Omdat sprake is van schending van de inlichtingenverplichting, is het recht op bijstand voor eiser over de periode van 30 juli 2022 tot en met 3 augustus 2023 niet vast te stellen. Over deze periode mag het college dan ook de aan eiser uitgekeerde bijstand terugvorderen. [1] Het gaat daarbij om een bedrag van € 7.518,85. Er is in het geval van eiser geen sprake van dringende redenen om van de terugvordering af te zien. [2]
Nu de geschatte waarde van de auto’s boven de voor eiser vastgestelde bijstandsnorm ligt en eiser het tegendeel niet met objectieve en verifieerbare gegevens heeft onderbouwd, had eiser melding moeten maken van deze auto’s.

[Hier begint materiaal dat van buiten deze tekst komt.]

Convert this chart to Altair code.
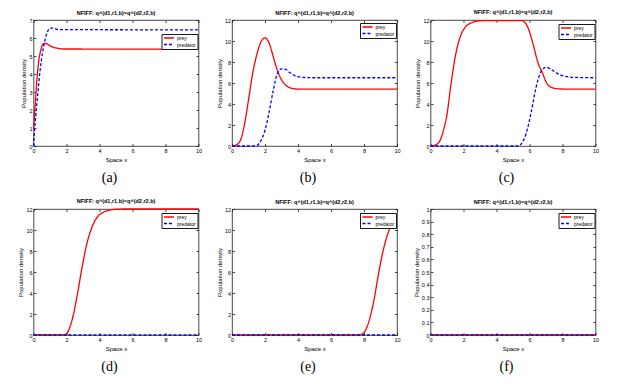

Daarom is er in dit geval sprake van schending van de inlichtingenverplichting als in artikel 17, eerste lid, van de Pw. Deze schending vormt al een rechtsgrond om de buitenstandsuitkering van eiser in te trekken. De beroepsgrond slaagt niet.
Eiser heeft verder ook geen enkele administratie overgelegd van zijn bedrijf en eventuele inkomsten die hij daaruit heeft ontvangen. Dat eiser stelt dat hij geen inkomsten heeft ontvangen, omdat hij arbeidsongeschikt is verklaard door het ongeluk, kan de rechtbank zonder objectieve en verifieerbare documenten niet zonder meer volgen. Niet is gebleken dat eiser daadwerkelijk arbeidsongeschikt is verklaard, noch dat eiser geen inkomsten heeft verworven uit zijn bedrijf. Nu eiser hier geen melding van heeft gemaakt, mocht het college de schending van de inlichtingenverplichting ten aanzien van de inschrijving in de KvK ten grondslag leggen aan het bestreden besluit. Het recht op bijstand voor eiser was niet vast te stellen. De beroepsgrond slaagt niet.